A tropical bird with an unusual digestive system can process plant fiber just as efficiently as a cow, an ornithologist has found.
The scientist, Dr. Alejandro Grajal of the Wildlife Conservation Society, and his colleagues reported six years ago that the species, the hoat-zin, was the only bird known to have a digestive system similar to a cow's. The hoatzin, also known as the stinkbird, has an enlarged crop and esophagus where bacteria break down the cellulose in plant cells into sugars that the bird can digest.To continue his research, Grajal captured nine hoatzins along the Guarico River in Venezuela and fed them diets of romaine lettuce, ground alfalfa and hay pellets, ground timothy grass and ground roasted soybeans.
"The surprising result is these animals have an incredible efficiency in digesting fiber, higher than anything measured in birds," he said.
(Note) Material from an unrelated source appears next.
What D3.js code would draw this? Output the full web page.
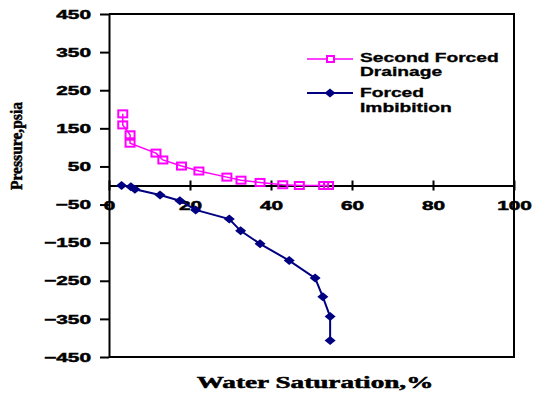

The hoatzins digested up to 70 percent of the plant fiber, he found in the study, published in the current issue of the journal Ibis.
The bird's digestive system, known as foregut fermentation, is similar to that found in cows, Colobine monkeys, kangaroos and tree sloths. Only 3 percent of bird species feed extensively on green leaves or buds, and most birds in the tropical jungle eat insects or fruit.
One advantage of the hoatzin's culinary preference is obvious: it is everywhere surrounded by an abun-dant food source, the plants of the tropical jungle. Another possible explanation for the bird's unusual digestive tract is that the bacteria may destroy toxins found in the plants, conferring an evolutionary advantage.